*REQUIREMENTS:*
Output each line exactly as it appears, skipping any embedded picture.

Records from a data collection
>> BEGIN
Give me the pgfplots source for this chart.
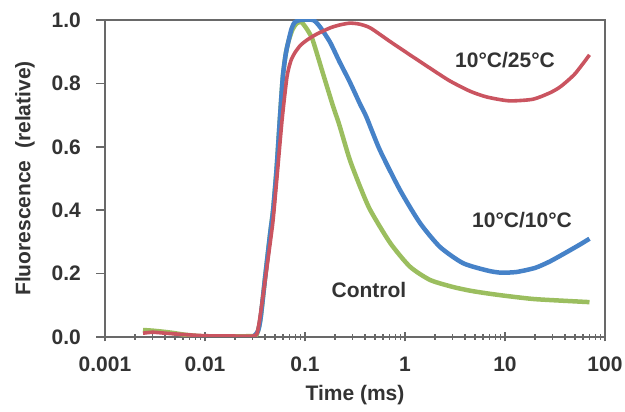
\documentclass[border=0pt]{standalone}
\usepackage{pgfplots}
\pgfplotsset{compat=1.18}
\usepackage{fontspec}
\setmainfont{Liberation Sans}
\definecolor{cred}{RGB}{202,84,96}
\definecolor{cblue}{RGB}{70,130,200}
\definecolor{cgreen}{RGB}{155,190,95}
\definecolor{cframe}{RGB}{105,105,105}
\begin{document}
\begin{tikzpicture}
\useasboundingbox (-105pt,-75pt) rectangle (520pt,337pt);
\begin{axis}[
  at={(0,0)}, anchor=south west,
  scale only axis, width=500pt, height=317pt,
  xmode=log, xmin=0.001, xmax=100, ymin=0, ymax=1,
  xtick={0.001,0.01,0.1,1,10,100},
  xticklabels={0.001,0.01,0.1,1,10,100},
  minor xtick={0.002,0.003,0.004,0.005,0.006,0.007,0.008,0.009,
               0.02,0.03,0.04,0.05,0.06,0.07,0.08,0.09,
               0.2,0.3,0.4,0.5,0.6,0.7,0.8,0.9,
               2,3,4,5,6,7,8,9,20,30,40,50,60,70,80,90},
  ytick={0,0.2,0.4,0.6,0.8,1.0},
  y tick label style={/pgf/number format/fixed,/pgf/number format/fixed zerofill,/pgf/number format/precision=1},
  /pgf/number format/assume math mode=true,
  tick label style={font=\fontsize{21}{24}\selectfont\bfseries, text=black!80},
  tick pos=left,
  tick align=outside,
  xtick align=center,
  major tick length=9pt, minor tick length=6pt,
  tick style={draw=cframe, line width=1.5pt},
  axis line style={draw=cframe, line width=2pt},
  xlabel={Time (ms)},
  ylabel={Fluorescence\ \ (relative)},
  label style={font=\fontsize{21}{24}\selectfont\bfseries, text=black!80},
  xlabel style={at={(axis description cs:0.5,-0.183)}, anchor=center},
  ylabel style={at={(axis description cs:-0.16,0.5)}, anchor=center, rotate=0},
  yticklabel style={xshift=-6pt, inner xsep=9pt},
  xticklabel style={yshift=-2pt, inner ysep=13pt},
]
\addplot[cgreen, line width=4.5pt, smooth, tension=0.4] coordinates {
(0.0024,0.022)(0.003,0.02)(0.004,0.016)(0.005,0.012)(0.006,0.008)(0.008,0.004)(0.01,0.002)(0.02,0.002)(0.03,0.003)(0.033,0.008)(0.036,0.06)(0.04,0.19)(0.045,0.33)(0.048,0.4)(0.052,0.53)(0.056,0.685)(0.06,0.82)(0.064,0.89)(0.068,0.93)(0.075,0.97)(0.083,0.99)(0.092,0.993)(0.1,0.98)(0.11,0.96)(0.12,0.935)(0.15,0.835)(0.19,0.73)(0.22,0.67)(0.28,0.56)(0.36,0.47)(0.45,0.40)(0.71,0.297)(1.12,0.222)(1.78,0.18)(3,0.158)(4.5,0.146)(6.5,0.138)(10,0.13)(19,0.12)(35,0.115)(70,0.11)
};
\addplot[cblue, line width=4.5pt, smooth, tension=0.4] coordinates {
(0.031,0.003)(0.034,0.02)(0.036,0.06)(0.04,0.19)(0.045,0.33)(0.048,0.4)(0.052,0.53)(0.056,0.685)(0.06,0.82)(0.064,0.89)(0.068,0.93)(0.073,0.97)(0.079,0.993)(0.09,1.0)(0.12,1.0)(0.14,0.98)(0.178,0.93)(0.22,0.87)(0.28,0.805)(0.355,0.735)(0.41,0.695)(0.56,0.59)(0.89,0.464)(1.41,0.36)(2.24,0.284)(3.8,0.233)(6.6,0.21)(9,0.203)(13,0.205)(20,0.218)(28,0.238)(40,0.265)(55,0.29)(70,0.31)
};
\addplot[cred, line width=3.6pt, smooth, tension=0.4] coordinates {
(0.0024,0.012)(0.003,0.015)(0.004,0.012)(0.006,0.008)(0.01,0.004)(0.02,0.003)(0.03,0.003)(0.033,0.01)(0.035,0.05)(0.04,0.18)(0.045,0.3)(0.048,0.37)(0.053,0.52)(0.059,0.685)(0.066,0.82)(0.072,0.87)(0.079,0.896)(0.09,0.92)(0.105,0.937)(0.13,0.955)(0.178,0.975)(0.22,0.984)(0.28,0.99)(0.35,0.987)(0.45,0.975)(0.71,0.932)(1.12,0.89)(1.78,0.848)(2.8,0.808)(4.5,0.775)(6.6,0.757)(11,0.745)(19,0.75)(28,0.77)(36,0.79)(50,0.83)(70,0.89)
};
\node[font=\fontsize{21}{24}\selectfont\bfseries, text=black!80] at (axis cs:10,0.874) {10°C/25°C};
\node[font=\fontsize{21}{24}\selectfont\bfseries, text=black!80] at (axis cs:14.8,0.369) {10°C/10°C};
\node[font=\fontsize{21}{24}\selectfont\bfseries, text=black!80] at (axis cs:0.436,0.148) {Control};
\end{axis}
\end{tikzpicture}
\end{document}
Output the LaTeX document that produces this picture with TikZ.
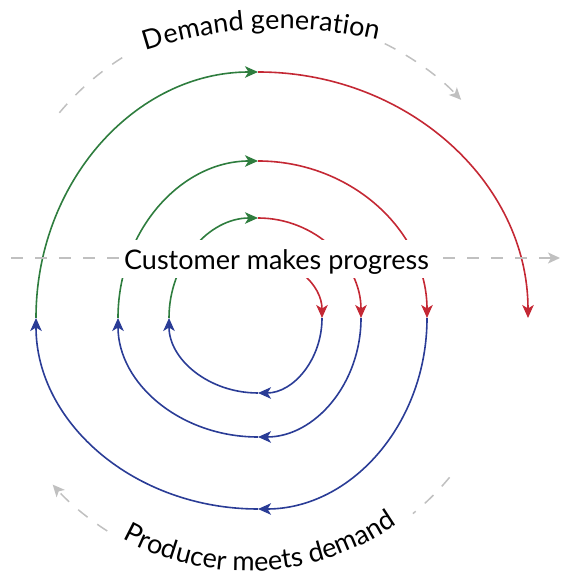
>> END
*SOLUTION FOR THIS TASK:*
Give me the pgfplots source for this chart.
\documentclass[border=0pt]{standalone}
\usepackage{pgfplots}
\pgfplotsset{compat=1.18}
\usepackage{fontspec}
\setmainfont{Liberation Sans}
\definecolor{cred}{RGB}{202,84,96}
\definecolor{cblue}{RGB}{70,130,200}
\definecolor{cgreen}{RGB}{155,190,95}
\definecolor{cframe}{RGB}{105,105,105}
\begin{document}
\begin{tikzpicture}
\useasboundingbox (-105pt,-75pt) rectangle (520pt,337pt);
\begin{axis}[
  at={(0,0)}, anchor=south west,
  scale only axis, width=500pt, height=317pt,
  xmode=log, xmin=0.001, xmax=100, ymin=0, ymax=1,
  xtick={0.001,0.01,0.1,1,10,100},
  xticklabels={0.001,0.01,0.1,1,10,100},
  minor xtick={0.002,0.003,0.004,0.005,0.006,0.007,0.008,0.009,
               0.02,0.03,0.04,0.05,0.06,0.07,0.08,0.09,
               0.2,0.3,0.4,0.5,0.6,0.7,0.8,0.9,
               2,3,4,5,6,7,8,9,20,30,40,50,60,70,80,90},
  ytick={0,0.2,0.4,0.6,0.8,1.0},
  y tick label style={/pgf/number format/fixed,/pgf/number format/fixed zerofill,/pgf/number format/precision=1},
  /pgf/number format/assume math mode=true,
  tick label style={font=\fontsize{21}{24}\selectfont\bfseries, text=black!80},
  tick pos=left,
  tick align=outside,
  xtick align=center,
  major tick length=9pt, minor tick length=6pt,
  tick style={draw=cframe, line width=1.5pt},
  axis line style={draw=cframe, line width=2pt},
  xlabel={Time (ms)},
  ylabel={Fluorescence\ \ (relative)},
  label style={font=\fontsize{21}{24}\selectfont\bfseries, text=black!80},
  xlabel style={at={(axis description cs:0.5,-0.183)}, anchor=center},
  ylabel style={at={(axis description cs:-0.16,0.5)}, anchor=center, rotate=0},
  yticklabel style={xshift=-6pt, inner xsep=9pt},
  xticklabel style={yshift=-2pt, inner ysep=13pt},
]
\addplot[cgreen, line width=4.5pt, smooth, tension=0.4] coordinates {
(0.0024,0.022)(0.003,0.02)(0.004,0.016)(0.005,0.012)(0.006,0.008)(0.008,0.004)(0.01,0.002)(0.02,0.002)(0.03,0.003)(0.033,0.008)(0.036,0.06)(0.04,0.19)(0.045,0.33)(0.048,0.4)(0.052,0.53)(0.056,0.685)(0.06,0.82)(0.064,0.89)(0.068,0.93)(0.075,0.97)(0.083,0.99)(0.092,0.993)(0.1,0.98)(0.11,0.96)(0.12,0.935)(0.15,0.835)(0.19,0.73)(0.22,0.67)(0.28,0.56)(0.36,0.47)(0.45,0.40)(0.71,0.297)(1.12,0.222)(1.78,0.18)(3,0.158)(4.5,0.146)(6.5,0.138)(10,0.13)(19,0.12)(35,0.115)(70,0.11)
};
\addplot[cblue, line width=4.5pt, smooth, tension=0.4] coordinates {
(0.031,0.003)(0.034,0.02)(0.036,0.06)(0.04,0.19)(0.045,0.33)(0.048,0.4)(0.052,0.53)(0.056,0.685)(0.06,0.82)(0.064,0.89)(0.068,0.93)(0.073,0.97)(0.079,0.993)(0.09,1.0)(0.12,1.0)(0.14,0.98)(0.178,0.93)(0.22,0.87)(0.28,0.805)(0.355,0.735)(0.41,0.695)(0.56,0.59)(0.89,0.464)(1.41,0.36)(2.24,0.284)(3.8,0.233)(6.6,0.21)(9,0.203)(13,0.205)(20,0.218)(28,0.238)(40,0.265)(55,0.29)(70,0.31)
};
\addplot[cred, line width=3.6pt, smooth, tension=0.4] coordinates {
(0.0024,0.012)(0.003,0.015)(0.004,0.012)(0.006,0.008)(0.01,0.004)(0.02,0.003)(0.03,0.003)(0.033,0.01)(0.035,0.05)(0.04,0.18)(0.045,0.3)(0.048,0.37)(0.053,0.52)(0.059,0.685)(0.066,0.82)(0.072,0.87)(0.079,0.896)(0.09,0.92)(0.105,0.937)(0.13,0.955)(0.178,0.975)(0.22,0.984)(0.28,0.99)(0.35,0.987)(0.45,0.975)(0.71,0.932)(1.12,0.89)(1.78,0.848)(2.8,0.808)(4.5,0.775)(6.6,0.757)(11,0.745)(19,0.75)(28,0.77)(36,0.79)(50,0.83)(70,0.89)
};
\node[font=\fontsize{21}{24}\selectfont\bfseries, text=black!80] at (axis cs:10,0.874) {10°C/25°C};
\node[font=\fontsize{21}{24}\selectfont\bfseries, text=black!80] at (axis cs:14.8,0.369) {10°C/10°C};
\node[font=\fontsize{21}{24}\selectfont\bfseries, text=black!80] at (axis cs:0.436,0.148) {Control};
\end{axis}
\end{tikzpicture}
\end{document}
Output the LaTeX document that produces this picture with TikZ.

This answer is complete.